I know too many people whose parents would first demonize them for not enjoying church, not wanting to go to church, or even leaving the church. I know too many people who are in a position where they already resign themselves to the knowledge that their parents and friends can only be happy for them as long as they are in tip-top standing within the church. And the love that these family members will show only amounts to attempts to bring the “wayward ones” back (or protecting the vulnerable from the wayward.)
I’m not saying that everyone does that, or that everyone will become resentful. But if someone is resentful or you’re wondering what’s a good way to start, I’m guessing that that’s not far off.
#22 – if you look in the bible dictionary under baptism it says that the requirements for baptism are that they are old enough to “be capable of belief and have some understanding”. I think people make far too big of a deal over how mature a kid needs to be to be baptized. If you let a child of 8 choose whether or not to go to church (or brush their teeth or take a shower or go to bed on time) 9 times out of 10 they’ll choose to stay home b/c it’s easier and more comfortable and less hassle.

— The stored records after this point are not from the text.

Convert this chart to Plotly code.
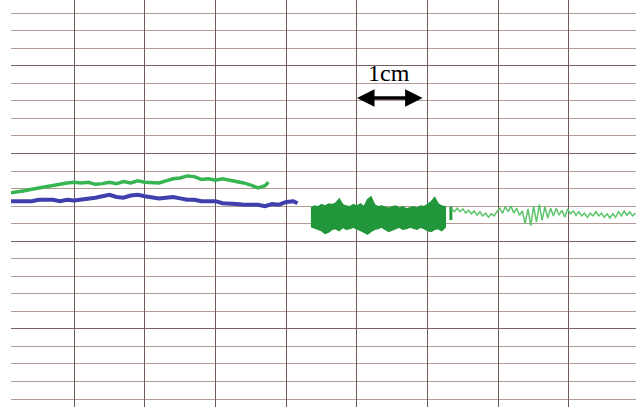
import plotly.graph_objects as go

# Chart-recorder trace. x: paper position in mm, y: pen height in mm
green_x = [1, 2, 3, 4, 5, 6, 7, 8, 9, 10, 11, 12, 13, 14, 15, 16, 17, 18, 19, 20,
           21, 22, 23, 24, 25, 26, 27, 28, 29, 30, 31, 32, 33, 34, 35, 36, 37, 37.5]
green_y = [29.4, 29.5, 29.7, 29.9, 30.1, 30.3, 30.4, 30.6, 30.8, 30.9, 30.8, 30.9,
           30.6, 30.7, 30.9, 30.7, 31.0, 30.8, 31.1, 30.9, 30.9, 30.8, 31.1, 31.4,
           31.5, 31.8, 31.7, 31.3, 31.4, 31.2, 31.4, 31.2, 31.1, 30.8, 30.5, 30.1,
           30.4, 30.9]

blue_x = [1, 2, 3, 4, 5, 6, 7, 8, 9, 10, 11, 12, 13, 14, 15, 16, 17, 18, 19, 20,
          21, 22, 23, 24, 25, 26, 27, 28, 29, 30, 31, 32, 33, 34, 35, 36, 37, 38,
          39, 40, 41, 41.6]
blue_y = [28.2, 28.2, 28.3, 28.2, 28.4, 28.4, 28.4, 28.2, 28.4, 28.3, 28.4, 28.5,
          28.7, 28.9, 29.1, 28.8, 28.7, 29.0, 29.1, 28.9, 28.8, 28.6, 28.7, 28.8,
          28.6, 28.4, 28.4, 28.2, 28.2, 28.2, 27.9, 27.9, 27.8, 27.7, 27.7, 27.7,
          27.5, 27.8, 27.7, 28.1, 28.2, 27.9]

# dense (fast) recording: upper and lower envelope, sampled every 0.5 mm from 43.5 mm
band_start = 43.5
band_step = 0.5
band_upper = [27.2, 27.5, 27.4, 27.7, 27.5, 27.8, 27.7, 27.9, 28.5, 27.7, 27.5, 27.4,
              27.7, 27.5, 27.8, 27.4, 28.4, 28.8, 27.7, 27.4, 27.5, 27.4, 27.2, 27.4,
              27.5, 27.2, 27.4, 27.1, 27.2, 27.4, 27.2, 27.5, 27.4, 27.7, 28.1, 28.7,
              27.8, 27.5, 27.4]
band_lower = [24.6, 24.3, 24.2, 24.0, 23.6, 23.8, 24.2, 24.3, 24.0, 24.5, 24.2, 24.3,
              24.5, 24.2, 24.0, 23.8, 23.5, 23.9, 24.2, 24.3, 24.5, 24.2, 23.9, 24.2,
              24.3, 24.5, 24.2, 24.3, 24.5, 24.3, 24.2, 24.5, 24.3, 24.0, 23.9, 24.2,
              24.3, 24.0, 24.5]

# pen mark at the start of the slow oscillation
pen_x = [63.3, 63.3]
pen_y = [27.4, 25.5]

# slow oscillation, sampled every 0.4 mm from 63.4 mm
osc_start = 63.4
osc_step = 0.4
osc_y = [27.1, 26.7, 27.2, 26.7, 27.1, 26.5, 26.9, 26.4, 26.8, 26.2, 26.7, 26.1,
         26.5, 25.9, 26.4, 26.1, 26.7,
         27.2, 26.5, 27.4, 26.7, 27.5, 26.5, 27.2, 26.2,
         26.8, 25.0, 27.1, 24.7, 27.5, 25.2, 27.7, 25.5, 27.4, 25.8, 27.2,
         26.1, 27.2, 26.2, 26.9, 25.9, 27.1, 26.4,
         26.8, 26.2, 26.7, 26.1, 26.5, 25.9, 26.5, 26.1, 26.7, 26.1, 26.5, 25.9,
         26.4, 25.8, 26.4, 25.9, 26.7, 26.1, 26.8, 26.2, 26.7, 26.1, 26.5]

scale_label = "1cm"
scale_from = 49.8
scale_to = 59.3
scale_level = 42.9

band_x = [band_start + i * band_step for i in range(len(band_upper))]
osc_x = [osc_start + i * osc_step for i in range(len(osc_y))]

fig = go.Figure()
fig.add_trace(go.Scatter(x=green_x, y=green_y, mode="lines",
                         line=dict(color="#36b552", width=3.5, shape="linear")))
fig.add_trace(go.Scatter(x=blue_x, y=blue_y, mode="lines",
                         line=dict(color="#3f3fae", width=4)))
fig.add_trace(go.Scatter(x=band_x + band_x[::-1], y=band_upper + band_lower[::-1],
                         mode="lines", fill="toself", fillcolor="#22963a",
                         line=dict(color="#22963a", width=1.5)))
fig.add_trace(go.Scatter(x=pen_x, y=pen_y, mode="lines",
                         line=dict(color="#2a9a40", width=3)))
fig.add_trace(go.Scatter(x=osc_x, y=osc_y, mode="lines",
                         line=dict(color="#5cc46a", width=1.5)))

fig.add_annotation(x=(scale_from + scale_to) / 2, y=scale_level + 3.5, text=scale_label,
                   showarrow=False, font=dict(family="Liberation Serif", size=24, color="#000000"))
fig.add_annotation(x=scale_to, y=scale_level, ax=scale_from, ay=scale_level,
                   xref="x", yref="y", axref="x", ayref="y", text="",
                   showarrow=True, arrowhead=2, startarrowhead=2, arrowside="end+start",
                   arrowsize=1, startarrowsize=1, arrowwidth=3.5, arrowcolor="#000000")

fig.update_xaxes(range=[1.075, 89.48], showticklabels=False, zeroline=False,
                 showline=False, tick0=0, dtick=10, showgrid=True,
                 gridcolor="#6e5a5a", gridwidth=1.3, ticks="")
fig.update_yaxes(range=[-1.13, 56.87], showticklabels=False, zeroline=False,
                 showline=False, tick0=10, dtick=12.5, showgrid=True,
                 gridcolor="#7a6262", gridwidth=1.3, ticks="",
                 minor=dict(tick0=0, dtick=2.5, showgrid=True, gridcolor="#b19c96",
                            gridwidth=1, ticks=""))
fig.update_layout(width=636, height=407, showlegend=False,
                  margin=dict(l=11, r=0, t=0, b=0, pad=0),
                  paper_bgcolor="#ffffff", plot_bgcolor="#ffffff")

fig.write_html("out.html", config={"displayModeBar": False},
               post_script="document.body.style.margin='0';")
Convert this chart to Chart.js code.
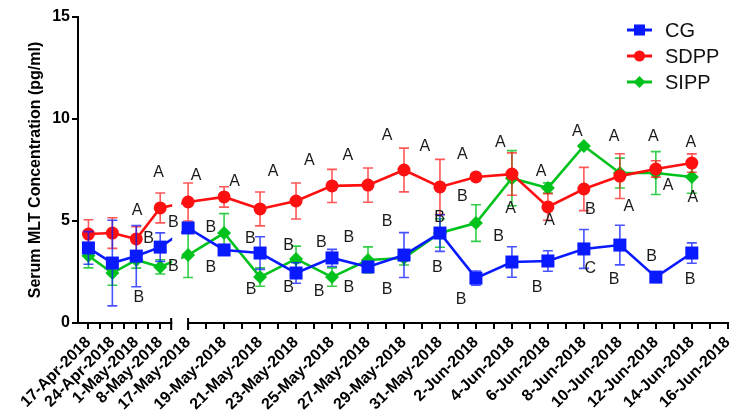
<!DOCTYPE html>
<html><head><meta charset="utf-8">
<script src="https://cdn.jsdelivr.net/npm/chart.js@4.4.1/dist/chart.umd.min.js"></script>
<style>html,body{margin:0;padding:0;background:#fff;}#wrap{width:737px;height:414px;}</style>
</head><body><div id="wrap"><canvas id="c" width="737" height="414"></canvas></div>
<script>
const dates = ['17-Apr-2018','24-Apr-2018','1-May-2018','8-May-2018','17-May-2018','19-May-2018','21-May-2018','23-May-2018','25-May-2018','27-May-2018','29-May-2018','31-May-2018','2-Jun-2018','4-Jun-2018','6-Jun-2018','8-Jun-2018','10-Jun-2018','12-Jun-2018','14-Jun-2018','16-Jun-2018'];
const seriesNames = ['CG','SDPP','SIPP'];
const cgValues   = [3.68,2.94,3.28,3.72,4.66,3.58,3.43,2.45,3.19,2.75,3.33,4.41,2.20,2.99,3.04,3.63,3.82,2.25,3.43];
const cgErrors   = [0.80,2.10,1.50,0.70,0.20,0.15,0.80,0.50,0.42,0.20,1.10,0.90,0.35,0.75,0.50,0.95,0.97,0.10,0.50];
const sdppValues = [4.36,4.41,4.12,5.64,5.93,6.18,5.59,5.98,6.72,6.76,7.50,6.67,7.16,7.30,5.69,6.57,7.20,7.55,7.84];
const sdppErrors = [0.70,0.75,0.60,0.73,0.93,0.50,0.83,0.88,0.81,0.84,1.07,1.35,0.10,1.04,0.65,1.06,1.10,0.40,0.45];
const sippValues = [3.30,2.45,3.09,2.75,3.33,4.41,2.25,3.14,2.25,3.09,3.19,4.41,4.90,7.10,6.62,8.68,7.35,7.35,7.16];
const sippErrors = [0.60,0.60,0.40,0.35,1.10,0.95,0.45,0.63,0.45,0.64,0.35,0.70,0.90,1.35,0.25,0.00,0.73,1.05,0.80];
const yTicks = [0,5,10,15];
const yTitle = 'Serum MLT Concentration (pg/ml)';
// significance letters: position on the x axis (axis units), y value, letter
const annotX = [-0.82,-1.42,-1.10,-1.37,-0.41,-0.41,0.22,0.63,0.63,1.29,1.73,1.75,2.36,2.79,2.79,3.37,3.70,3.64,4.44,4.47,4.47,5.53,5.53,5.53,6.58,7.62,7.62,6.99,6.93,8.68,8.63,7.59,9.81,8.96,10.05,10.82,11.18,11.84,12.25,12.93,13.34,13.97,14.03,9.70,11.18,11.84,12.88,13.95];
const annotY = [7.35,5.49,4.12,1.23,4.90,2.75,7.25,4.66,2.70,6.91,4.12,1.62,7.40,3.77,1.72,7.94,3.92,1.52,8.19,4.17,1.72,9.17,4.95,1.62,8.63,8.24,6.18,5.15,2.70,8.82,4.22,1.13,7.40,5.59,5.00,9.36,5.54,9.12,5.69,9.12,6.76,8.82,6.13,1.72,2.65,2.11,3.24,2.11];
const annotText = ['A','A','B','B','B','B','A','B','B','A','B','B','A','B','B','A','B','B','A','B','B','A','B','B','A','A','B','B','B','A','B','B','A','A','A','A','B','A','A','A','A','A','A','B','C','B','B','B'];

// broken axis layout
const SEG1_COUNT = 4, SEG1_START = -2.77, SEG1_STEP = 0.665, SEG1_END = -0.47;
const X_MIN = -3.06, X_MAX = 15;
function xPos(i){ return i < SEG1_COUNT ? SEG1_START + i*SEG1_STEP : i - SEG1_COUNT; }
const tickPositions = [];
for (let i=0;i<dates.length;i++){
  tickPositions.push(xPos(i));
  if (i < SEG1_COUNT-1) tickPositions.push(xPos(i)+SEG1_STEP/2);
  else if (i >= SEG1_COUNT && i < dates.length-1) tickPositions.push(xPos(i)+0.5);
}
tickPositions.sort((a,b)=>a-b);
function labelFor(v){
  for (let i=0;i<dates.length;i++) if (Math.abs(xPos(i)-v)<1e-6) return dates[i];
  return '';
}
const FONT = "'Liberation Sans', Arial, sans-serif";
const BLUE='#0a1aff', RED='#ff1010', GREEN='#00c21c';
const errAlpha = {[BLUE]:'rgba(10,26,255,0.75)',[RED]:'rgba(255,16,16,0.7)',[GREEN]:'rgba(0,194,28,0.8)'};
const styles = [
  {color:BLUE, point:'rect', r:9.2},
  {color:RED, point:'circle', r:6.5},
  {color:GREEN, point:'rectRot', r:7}
];
const values = [cgValues, sdppValues, sippValues];
const errors = [cgErrors, sdppErrors, sippErrors];

function marker(ctx, style, x, y, r, color){
  ctx.save(); ctx.fillStyle=color; ctx.beginPath();
  if (style==='rect'){ const s=r*Math.SQRT1_2; ctx.rect(x-s,y-s,2*s,2*s); }
  else if (style==='circle'){ ctx.arc(x,y,r,0,Math.PI*2); }
  else { ctx.moveTo(x,y-r); ctx.lineTo(x+r,y); ctx.lineTo(x,y+r); ctx.lineTo(x-r,y); ctx.closePath(); }
  ctx.fill(); ctx.restore();
}

const errorBars = {
  id:'errorBars',
  beforeDatasetDraw(chart, args){
    const i = args.index, ctx = chart.ctx;
    const xs = chart.scales.x, ys = chart.scales.y;
    const col = errAlpha[styles[i].color];
    ctx.save(); ctx.strokeStyle = col; ctx.lineWidth = 1.6;
    values[i].forEach((v,k)=>{
      const e = errors[i][k]; if (!e) return;
      const x = xs.getPixelForValue(xPos(k));
      const y1 = ys.getPixelForValue(v+e), y2 = ys.getPixelForValue(v-e);
      ctx.beginPath();
      ctx.moveTo(x,y1); ctx.lineTo(x,y2);
      ctx.moveTo(x-5,y1); ctx.lineTo(x+5,y1);
      ctx.moveTo(x-5,y2); ctx.lineTo(x+5,y2);
      ctx.stroke();
    });
    ctx.restore();
  }
};

const breakAndText = {
  id:'breakAndText',
  afterDatasetsDraw(chart){
    const ctx = chart.ctx, xs = chart.scales.x, ys = chart.scales.y, ca = chart.chartArea;
    const xe = xs.getPixelForValue(SEG1_END), xs2 = xs.getPixelForValue(0);
    ctx.save();
    ctx.fillStyle = '#fff';
    ctx.fillRect(xe+1, ca.top, 9, ca.bottom - ca.top - 2);
    ctx.fillRect(xe+1, ca.bottom - 3, xs2 - xe - 2, 12);
    ctx.strokeStyle = '#000'; ctx.lineWidth = 2;
    ctx.beginPath();
    ctx.moveTo(xe, ca.bottom - 5); ctx.lineTo(xe, ca.bottom + 7);
    ctx.moveTo(xs2, ca.bottom - 5); ctx.lineTo(xs2, ca.bottom + 7);
    ctx.stroke();
    // significance letters
    ctx.fillStyle = '#1a1a1a';
    ctx.font = '16px ' + FONT;
    ctx.textAlign = 'center'; ctx.textBaseline = 'middle';
    annotText.forEach((t,k)=>{
      ctx.fillText(t, xs.getPixelForValue(annotX[k]), ys.getPixelForValue(annotY[k]));
    });
    // legend
    ctx.font = '20px ' + FONT; ctx.textAlign = 'left'; ctx.fillStyle = '#111';
    seriesNames.forEach((n,k)=>{
      const y = 30 + k*26, x0 = 627, x1 = 652;
      ctx.strokeStyle = styles[k].color; ctx.lineWidth = 3;
      ctx.beginPath(); ctx.moveTo(x0,y); ctx.lineTo(x1,y); ctx.stroke();
      marker(ctx, styles[k].point, (x0+x1)/2, y, styles[k].r*0.85, styles[k].color);
      ctx.fillStyle = '#111';
      ctx.fillText(n, 665, y+1);
    });
    ctx.restore();
  }
};

const datasets = seriesNames.map((n,i)=>({
  label:n,
  data: values[i].map((v,k)=>({x:xPos(k), y:v})),
  borderColor: styles[i].color, backgroundColor: styles[i].color,
  borderWidth: 2.6, pointStyle: styles[i].point, pointRadius: styles[i].r,
  pointBorderWidth: 0, pointBackgroundColor: styles[i].color,
  tension: 0, fill: false, clip: false
}));

new Chart(document.getElementById('c'), {
  type:'line',
  data:{ datasets },
  options:{
    responsive:false, animation:false, devicePixelRatio:1,
    layout:{ padding:{top:17, right:0, left:0, bottom:0} },
    plugins:{ legend:{display:false}, tooltip:{enabled:false} },
    scales:{
      x:{
        type:'linear', min:X_MIN, max:X_MAX,
        afterBuildTicks:(s)=>{ s.ticks = tickPositions.map(v=>({value:v})); },
        ticks:{ autoSkip:false, maxRotation:45, minRotation:45, padding:4, color:'#000',
          font:{family:FONT, size:16, weight:'bold'}, callback:(v)=>labelFor(v) },
        grid:{ drawOnChartArea:false, color:'#000', lineWidth:2, tickLength:6 },
        border:{ color:'#000', width:2 },
        afterFit:(s)=>{ s.height = 91; s.paddingRight = 0; s.paddingLeft = 0; }
      },
      y:{
        type:'linear', min:0, max:15,
        afterBuildTicks:(s)=>{ s.ticks = yTicks.map(v=>({value:v})); },
        ticks:{ color:'#000', padding:2, font:{family:FONT, size:16, weight:'bold'} },
        grid:{ drawOnChartArea:false, color:'#000', lineWidth:2, tickLength:6 },
        border:{ color:'#000', width:2 },
        title:{ display:true, text:yTitle, color:'#000', font:{family:FONT, size:16, weight:'bold'}, padding:{top:26, bottom:0} },
        afterFit:(s)=>{ s.width = 78; }
      }
    }
  },
  plugins:[errorBars, breakAndText]
});
</script></body></html>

I’ve told my kids that they don’t have a choice right now whether or not to go to church so that by the time they’re really old enough to understand the choice they’re making (late teens, probably) they will be able to truly make a choice. How many kid who do not attend church regularly as a child in order to gain a good foundation in the gospel/church are going to choose to start going to church as a teenager of their own accord? It happens, but it’s less likely. (and just to make it clear, I wouldn’t force a child to get baptized if he/she really didn’t want to, but I would still require them to come to church unless it was emotionally damaging in a very real way – not just being “bored”.)
And as a Primary worker, we do our very best in Primary to make it interesting and relevant. If you want to see changes, volunteer to be in Primary so you can help effect those changes, but also be understanding of the limitations we face. I’m also always open to suggestions, kindly given.
Thanks, i got some useful information
The only time our kids (youngest is 18) have tried to buck going to Church, was when the second oldest said, as a 7-year-old, that he wants to stay home.
We explained to him, that, living in the city, we could not possibly leave a 7-yo at home without a guardian, so he would just have to try that when he’s a little older.
One of our kids does attend when he’s in home town – comes with us to see his buddies, but in his University town he does not attend regularly.
I would say, that if you’re comfortable with leaving your kid unsupervised, you could basically let him/her stay home from church, at least occasionally.
Starfoxy- My mom had a similar rule when I was in middle school. I distinctly remember suffering through the second half of school one day when I was sick because I knew if I went home I would not be allowed to go to mutual.
I don’t know how the argument of 8 is old enough to be baptized fits in with children’s autonomy. Conveniently, I do not yet have children. I hope to have a household where things like church attendance are simply what we do. Actually, I hope we enjoy them, but I am less optimistic there. My husband, and myself to a lesser extent, had bouts of inactivity in his early/mid twenties. Heck, I wouldn’t be going to church myself this week if I wasn’t supposed to be teaching RS. Both of us has super active families when we were teens, and we were very involved then. I really don’t know what our pattern of attendance will be in 10, 15, 20 years.